I have reviewed the record and concluded that the Board's finding that Torres was discharged for "just cause" is based upon substantial evidence in the record. All of Torres's arguments, except for the one regarding the allegation that the County had to consult with Sheriff Christopher before terminating Torres, are resolved by this standard. Ransom was able to interpret the GPS reports and explain the apparent discrepancies to the Boar d's satisfaction. The evidence indicates that the GPS reports were reliable. I also note that Godwin conducted a test on the GPS device in Torres's vehicle with Torres and found that it was working properly. Godwin also conducted a second test on another deputy's vehicle and found that the GPS system in that vehicle was working properly too.
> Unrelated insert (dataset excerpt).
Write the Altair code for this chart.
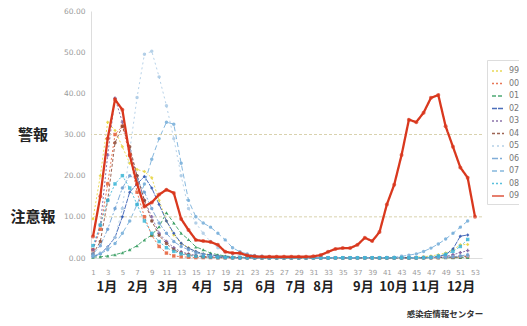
import altair as alt
import pandas as pd

series = ["99", "00", "01", "02", "03", "04", "05", "06", "07", "08", "09"]

s99 = [9.5, 20, 33, 31, 27, 23, 21.5, 21, 19.5, 14,
       9, 5.6, 3.5, 2.5, 1.5, 1.0, 0.7, 0.5, 0.3, 0.2,
       0.15, 0.1, 0.1, 0.1, 0.05, 0.05, 0.05, 0.05, 0.05, 0.05,
       0.05, 0.05, 0.05, 0.05, 0.05, 0.05, 0.05, 0.05, 0.05, 0.05,
       0.05, 0.05, 0.1, 0.1, 0.2, 0.3, 0.5, 0.8, 1.2, 2.0,
       3.2, 3.3]
s00 = [2, 7, 18, 30, 32, 25, 16, 10, 5.5, 2.8,
       1.2, 0.5, 0.3, 0.2, 0.1, 0.1, 0.1, 0.05, 0.05, 0.05,
       0.05, 0.05, 0.05, 0.05, 0.05, 0.05, 0.05, 0.05, 0.05, 0.05,
       0.05, 0.05, 0.05, 0.05, 0.05, 0.05, 0.05, 0.05, 0.05, 0.05,
       0.05, 0.05, 0.05, 0.05, 0.05, 0.1, 0.1, 0.1, 0.2, 0.2,
       0.3, 0.3]
s01 = [0.2, 0.3, 0.5, 0.8, 1.3, 2, 3, 4.4, 5.6, 7.6,
       11, 8.5, 6, 4.5, 2.7, 2, 1.2, 0.8, 0.5, 0.3,
       0.2, 0.1, 0.1, 0.05, 0.05, 0.05, 0.05, 0.05, 0.05, 0.05,
       0.05, 0.05, 0.05, 0.05, 0.05, 0.05, 0.05, 0.05, 0.05, 0.05,
       0.05, 0.05, 0.05, 0.05, 0.05, 0.05, 0.05, 0.05, 0.05, 0.05,
       0.1, 0.1]
s02 = [0.3, 1, 2.7, 5, 10, 16, 18, 19.8, 17, 13,
       9, 6, 3.6, 2.4, 1.6, 1, 0.8, 0.5, 0.3, 0.2,
       0.1, 0.1, 0.05, 0.05, 0.05, 0.05, 0.05, 0.05, 0.05, 0.05,
       0.05, 0.05, 0.05, 0.05, 0.05, 0.05, 0.05, 0.05, 0.05, 0.05,
       0.05, 0.05, 0.05, 0.05, 0.1, 0.1, 0.2, 0.4, 0.8, 2.2,
       5.3, 5.6]
s03 = [2, 8, 25, 38.8, 33, 26, 20, 14, 10, 6,
       4, 2.5, 1.5, 1, 0.6, 0.4, 0.3, 0.2, 0.1, 0.1,
       0.05, 0.05, 0.05, 0.05, 0.05, 0.05, 0.05, 0.05, 0.05, 0.05,
       0.05, 0.05, 0.05, 0.05, 0.05, 0.05, 0.05, 0.05, 0.05, 0.05,
       0.05, 0.05, 0.05, 0.05, 0.05, 0.05, 0.1, 0.2, 0.4, 0.8,
       1.3, 1.8]
s04 = [1, 4, 14, 28, 32, 27, 20, 14, 9, 5.5,
       3.5, 2, 1.2, 0.8, 0.5, 0.3, 0.2, 0.1, 0.1, 0.05,
       0.05, 0.05, 0.05, 0.05, 0.05, 0.05, 0.05, 0.05, 0.05, 0.05,
       0.05, 0.05, 0.05, 0.05, 0.05, 0.05, 0.05, 0.05, 0.05, 0.05,
       0.05, 0.05, 0.05, 0.05, 0.05, 0.05, 0.05, 0.1, 0.15, 0.2,
       0.3, 0.5]
s05 = [0.5, 1.2, 2.5, 5, 12, 26, 39, 49.5, 50.2, 44,
       37, 29, 20, 12, 8.5, 6, 4, 2.5, 1.5, 1,
       0.6, 0.4, 0.3, 0.2, 0.1, 0.1, 0.1, 0.1, 0.1, 0.1,
       0.1, 0.1, 0.1, 0.1, 0.1, 0.1, 0.1, 0.1, 0.1, 0.1,
       0.1, 0.1, 0.1, 0.1, 0.1, 0.1, 0.1, 0.15, 0.2, 0.3,
       0.4, 0.5]
s06 = [1, 3, 7, 12, 17, 20, 19, 16, 12, 8.5,
       6, 4, 2.8, 2, 1.3, 0.8, 0.5, 0.3, 0.2, 0.1,
       0.05, 0.05, 0.05, 0.05, 0.05, 0.05, 0.05, 0.05, 0.05, 0.05,
       0.05, 0.05, 0.05, 0.05, 0.05, 0.05, 0.05, 0.05, 0.05, 0.05,
       0.05, 0.05, 0.05, 0.05, 0.05, 0.05, 0.05, 0.1, 0.2, 0.3,
       0.5, 0.8]
s07 = [0.5, 1, 2, 3.5, 6, 9, 13, 18, 24, 29,
       33, 32.5, 23, 14, 10, 8.5, 7.5, 6, 4.4, 2.5,
       1.5, 1, 0.6, 0.4, 0.3, 0.2, 0.15, 0.1, 0.1, 0.1,
       0.05, 0.05, 0.05, 0.05, 0.05, 0.05, 0.05, 0.05, 0.05, 0.05,
       0.1, 0.2, 0.4, 0.7, 1.0, 1.6, 2.4, 3.4, 4.6, 6.0,
       7.5, 9.0]
s08 = [3, 8, 14, 18, 20, 17, 13, 9, 6, 4,
       2.5, 1.6, 1, 0.6, 0.4, 0.3, 0.2, 0.1, 0.1, 0.05,
       0.05, 0.05, 0.05, 0.05, 0.05, 0.05, 0.05, 0.05, 0.05, 0.05,
       0.05, 0.05, 0.05, 0.05, 0.05, 0.05, 0.05, 0.05, 0.05, 0.05,
       0.05, 0.05, 0.05, 0.05, 0.05, 0.1, 0.2, 0.5, 0.9, 1.6,
       2.8, 4.5]
s09 = [5.2, 15, 29, 38.5, 36, 25, 18, 12.5, 13.5, 15.4,
       16.6, 15.8, 9.5, 6.8, 4.4, 4.1, 3.9, 3.2, 1.5, 1.2,
       1.2, 0.6, 0.4, 0.3, 0.3, 0.3, 0.3, 0.3, 0.3, 0.3,
       0.4, 0.7, 1.5, 2.2, 2.4, 2.4, 3.2, 4.9, 4.1, 6.3,
       13, 17.8, 25, 33.6, 33, 35.3, 38.9, 39.6, 32, 27,
       22, 19.5, 10]

values = {"99": s99, "00": s00, "01": s01, "02": s02, "03": s03, "04": s04,
          "05": s05, "06": s06, "07": s07, "08": s08, "09": s09}

week_ticks = list(range(1, 54, 2))
y_ticks = [0, 10, 20, 30, 40, 50, 60]

month_labels = ["1月", "2月", "3月", "4月", "5月", "6月",
                "7月", "8月", "9月", "10月", "11月", "12月"]
month_weeks = [2.9, 7.1, 11.2, 15.9, 20.1, 24.5, 28.6, 32.4, 37.8, 41.9, 46.3, 51.1]

level_labels = ["警報", "注意報"]
level_values = [30, 10]

credit = ["感染症情報センター"]

rows = []
for s in series:
    for i, v in enumerate(values[s]):
        rows.append({"series": s, "week": i + 1, "value": v})
df = pd.DataFrame(rows)

colors = ["#e6d23a", "#e5603a", "#2f9a5c", "#2d55b0", "#7a5c9c", "#8c4a36",
          "#a9c9e4", "#6b9fd2", "#72acd8", "#3db6d6", "#d9381e"]
dashes = [[2, 2], [2, 2], [4, 2], [5, 1], [2, 2], [3, 2],
          [2, 3], [6, 2, 2, 2], [5, 3], [2, 2], [1, 0]]
shapes = ["diamond", "square", "triangle-up", "diamond", "cross", "circle",
          "circle", "circle", "circle", "square", "circle"]

xscale = alt.Scale(domain=[0.73, 53.95], nice=False, zero=False)
yscale = alt.Scale(domain=[0, 60], nice=False)

xaxis = alt.Axis(values=week_ticks, title=None, grid=False, tickSize=0,
                 labelFontSize=7, labelColor="#9a9a9a", labelPadding=10,
                 labelOverlap=False, labelFlush=False,
                 domainColor="#dddddd", labelFont="DejaVu Sans")
yaxis = alt.Axis(values=y_ticks, format=".2f", title=None, grid=False,
                 tickSize=0, labelFontSize=7.5, labelColor="#9a9a9a",
                 labelPadding=6, domainColor="#dddddd", labelFont="DejaVu Sans")

X = alt.X("week:Q", scale=xscale, axis=xaxis)
Y = alt.Y("value:Q", scale=yscale, axis=yaxis)

cscale = alt.Scale(domain=series, range=colors)
dscale = alt.Scale(domain=series, range=dashes)
leg = alt.Legend(orient="none", legendX=396, legendY=49, title=None)

col_leg = alt.Color("series:N", scale=cscale, legend=leg)
dash_leg = alt.StrokeDash("series:N", scale=dscale, legend=leg)
col_nl = alt.Color("series:N", scale=cscale, legend=None)
dash_nl = alt.StrokeDash("series:N", scale=dscale, legend=None)
shp = alt.Shape("series:N", scale=alt.Scale(domain=series, range=shapes), legend=None)

base = alt.Chart(df)

others_line = base.transform_filter(alt.datum.series != "09").mark_line(
    strokeWidth=1, opacity=0.85).encode(x=X, y=Y, color=col_leg, strokeDash=dash_leg)
others_pts = base.transform_filter(alt.datum.series != "09").mark_point(
    filled=True, size=12, opacity=0.85).encode(x=X, y=Y, color=col_nl, shape=shp)
main_line = base.transform_filter(alt.datum.series == "09").mark_line(
    strokeWidth=2.3).encode(x=X, y=Y, color=col_nl, strokeDash=dash_nl)
main_pts = base.transform_filter(alt.datum.series == "09").mark_point(
    filled=True, size=16).encode(x=X, y=Y, color=col_nl, shape=shp)

levels_df = pd.DataFrame({"label": level_labels, "level": level_values})
rules = alt.Chart(levels_df).mark_rule(color="#d9d2ae", strokeDash=[3, 2], strokeWidth=1).encode(
    y=alt.Y("level:Q", scale=yscale, axis=yaxis))
level_text = alt.Chart(levels_df).mark_text(
    align="center", baseline="middle", fontSize=15, fontWeight="bold",
    font="Noto Sans CJK JP", color="#222222").encode(
    x=alt.value(-58), y=alt.Y("level:Q", scale=yscale, axis=yaxis), text="label:N")

months_df = pd.DataFrame({"label": month_labels, "week": month_weeks})
month_text = alt.Chart(months_df).mark_text(
    align="center", baseline="middle", fontSize=13, fontWeight="bold",
    font="Noto Sans CJK JP", color="#222222").encode(
    x=alt.X("week:Q", scale=xscale, axis=xaxis), y=alt.value(276), text="label:N")

credit_df = pd.DataFrame({"t": credit})
credit_text = alt.Chart(credit_df).mark_text(
    align="center", baseline="middle", fontSize=8.5, fontWeight="bold",
    font="Noto Sans CJK JP", color="#333333").encode(
    x=alt.value(354), y=alt.value(303), text="t:N")

chart = alt.layer(
    others_line, rules, others_pts, main_line, main_pts,
    level_text, month_text, credit_text
).resolve_legend(
    color="independent", strokeDash="independent", shape="independent"
).properties(
    width=391, height=247,
    autosize=alt.AutoSizeParams(type="none"),
    padding={"left": 83, "top": 3, "right": 37, "bottom": 60},
).configure_view(stroke=None).configure_axisX(labelOverlap=False).configure_legend(
    strokeColor="#dddddd", fillColor="white", padding=4,
    labelFontSize=8, labelColor="#777777", labelFont="DejaVu Sans",
    symbolType="stroke", symbolSize=144, symbolStrokeWidth=1.5,
    rowPadding=1.5, labelOffset=4,
)

chart.save("out.html", embed_options={"renderer": "svg", "actions": False})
The Board did consider the testimony offered by Torres and Christopher. However, the Board rejected it. This is well within the Board's discretion.[15] The County had no obligation, as Torres argues, to support the GPS evidence with other evidence. Given that Torres, like some other County employees, was almost always on the road and unsupervised, it is not surprising that the GPS reports were the only evidence of his wrongdoing. Indeed, this is exactly why the County Council decided to equip its vehicles with GPS devices. It is the only effective way of monitoring employees who spend most of their work day on the road. I am satisfied that the County met its burden of proof. It is simply impossible to reconcile Torres's daily logs with the GPS reports. Given this, the only logical conclusion, despite Torres's argument to the contrary, is that Torres falsified his daily logs, causing the County to pay him for overtime he was not entitled to receive.[16] This amounts to willful and wanton misconduct in violation of his employer's interest, his duties, and his expected standard of conduct. The Board's decision is based upon substantial evidence in the record and free from legal error.[17]


The Unemployment Insurance Appeal Board's decision is AFFIRMED.